* _SOURCE MATERIAL_
— begin —
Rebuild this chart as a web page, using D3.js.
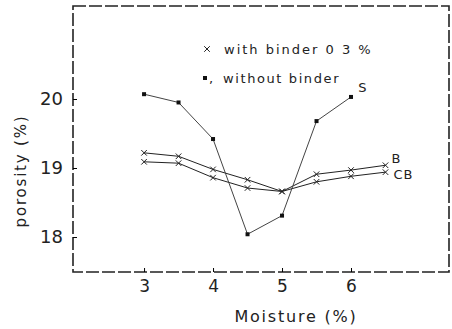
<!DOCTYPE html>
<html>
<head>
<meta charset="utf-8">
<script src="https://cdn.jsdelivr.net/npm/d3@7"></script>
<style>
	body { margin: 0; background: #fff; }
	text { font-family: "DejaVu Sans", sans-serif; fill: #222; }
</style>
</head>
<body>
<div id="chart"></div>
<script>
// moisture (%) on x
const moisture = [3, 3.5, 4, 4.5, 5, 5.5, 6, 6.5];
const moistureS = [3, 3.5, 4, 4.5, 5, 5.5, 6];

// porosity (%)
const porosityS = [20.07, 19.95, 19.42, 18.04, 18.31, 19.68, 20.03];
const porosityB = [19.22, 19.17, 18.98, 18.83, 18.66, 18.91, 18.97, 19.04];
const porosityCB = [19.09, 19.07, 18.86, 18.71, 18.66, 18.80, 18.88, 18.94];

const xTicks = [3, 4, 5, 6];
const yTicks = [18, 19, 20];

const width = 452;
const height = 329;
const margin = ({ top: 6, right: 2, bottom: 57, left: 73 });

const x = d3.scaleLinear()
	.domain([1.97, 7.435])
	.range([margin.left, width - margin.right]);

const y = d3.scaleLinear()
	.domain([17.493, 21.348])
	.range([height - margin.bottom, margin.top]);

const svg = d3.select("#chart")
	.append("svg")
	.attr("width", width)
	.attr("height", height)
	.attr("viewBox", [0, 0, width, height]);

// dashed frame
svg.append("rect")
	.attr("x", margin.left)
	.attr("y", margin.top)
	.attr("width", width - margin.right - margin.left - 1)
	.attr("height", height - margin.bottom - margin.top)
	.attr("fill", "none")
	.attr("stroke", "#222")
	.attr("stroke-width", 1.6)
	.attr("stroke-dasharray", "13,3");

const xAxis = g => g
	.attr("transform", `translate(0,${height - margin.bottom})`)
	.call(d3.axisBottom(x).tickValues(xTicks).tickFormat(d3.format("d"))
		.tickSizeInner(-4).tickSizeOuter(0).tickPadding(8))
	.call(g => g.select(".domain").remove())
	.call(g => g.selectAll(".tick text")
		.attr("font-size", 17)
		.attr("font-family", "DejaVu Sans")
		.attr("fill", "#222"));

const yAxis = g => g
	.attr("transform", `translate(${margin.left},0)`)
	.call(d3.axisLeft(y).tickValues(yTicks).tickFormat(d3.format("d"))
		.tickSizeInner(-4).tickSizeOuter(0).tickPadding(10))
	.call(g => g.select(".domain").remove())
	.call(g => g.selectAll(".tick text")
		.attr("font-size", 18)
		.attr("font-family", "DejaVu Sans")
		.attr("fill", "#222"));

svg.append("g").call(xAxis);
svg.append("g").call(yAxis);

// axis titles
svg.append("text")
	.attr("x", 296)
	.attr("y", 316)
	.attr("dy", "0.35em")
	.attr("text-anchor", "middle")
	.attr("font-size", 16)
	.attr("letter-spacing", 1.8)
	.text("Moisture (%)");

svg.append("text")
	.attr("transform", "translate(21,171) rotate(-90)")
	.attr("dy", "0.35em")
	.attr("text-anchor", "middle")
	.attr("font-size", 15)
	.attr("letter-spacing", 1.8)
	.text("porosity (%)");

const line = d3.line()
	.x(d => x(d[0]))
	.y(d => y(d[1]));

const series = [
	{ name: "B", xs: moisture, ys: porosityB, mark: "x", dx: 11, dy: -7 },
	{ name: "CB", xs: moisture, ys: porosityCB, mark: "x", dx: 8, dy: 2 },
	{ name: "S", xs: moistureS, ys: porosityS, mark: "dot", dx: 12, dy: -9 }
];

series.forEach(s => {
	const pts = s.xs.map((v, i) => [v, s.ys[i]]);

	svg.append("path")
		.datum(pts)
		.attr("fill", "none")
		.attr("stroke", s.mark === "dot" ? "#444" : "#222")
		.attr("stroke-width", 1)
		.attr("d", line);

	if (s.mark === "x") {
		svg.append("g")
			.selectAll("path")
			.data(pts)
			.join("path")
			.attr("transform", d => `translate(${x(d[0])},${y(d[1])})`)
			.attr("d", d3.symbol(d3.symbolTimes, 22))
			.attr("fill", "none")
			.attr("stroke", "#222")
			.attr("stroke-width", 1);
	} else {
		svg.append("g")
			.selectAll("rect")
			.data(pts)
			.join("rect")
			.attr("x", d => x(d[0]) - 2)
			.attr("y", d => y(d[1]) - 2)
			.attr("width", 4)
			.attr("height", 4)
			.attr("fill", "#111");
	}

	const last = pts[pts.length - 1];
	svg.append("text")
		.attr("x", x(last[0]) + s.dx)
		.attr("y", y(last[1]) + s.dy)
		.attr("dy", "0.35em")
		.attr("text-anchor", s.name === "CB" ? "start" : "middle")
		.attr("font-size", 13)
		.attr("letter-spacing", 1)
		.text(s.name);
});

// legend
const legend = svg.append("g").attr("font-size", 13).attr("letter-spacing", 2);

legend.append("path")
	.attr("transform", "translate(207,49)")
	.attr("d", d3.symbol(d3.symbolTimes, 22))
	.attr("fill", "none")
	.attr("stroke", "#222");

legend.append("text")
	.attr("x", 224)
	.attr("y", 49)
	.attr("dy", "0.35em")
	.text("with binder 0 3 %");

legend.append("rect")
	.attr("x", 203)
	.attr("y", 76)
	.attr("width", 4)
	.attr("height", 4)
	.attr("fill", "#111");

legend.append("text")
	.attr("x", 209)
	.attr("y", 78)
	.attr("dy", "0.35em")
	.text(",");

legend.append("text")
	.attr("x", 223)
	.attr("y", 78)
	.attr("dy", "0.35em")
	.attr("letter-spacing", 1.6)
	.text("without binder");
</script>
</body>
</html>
— end —
Your task is to return the lines above, from the first one up to and including the line containing "const moistureS = [3, 3.5, 4, 4.5, 5, 5.5, 6];", minus any pictures.

Rebuild this chart as a web page, using D3.js.
<!DOCTYPE html>
<html>
<head>
<meta charset="utf-8">
<script src="https://cdn.jsdelivr.net/npm/d3@7"></script>
<style>
	body { margin: 0; background: #fff; }
	text { font-family: "DejaVu Sans", sans-serif; fill: #222; }
</style>
</head>
<body>
<div id="chart"></div>
<script>
// moisture (%) on x
const moisture = [3, 3.5, 4, 4.5, 5, 5.5, 6, 6.5];
const moistureS = [3, 3.5, 4, 4.5, 5, 5.5, 6];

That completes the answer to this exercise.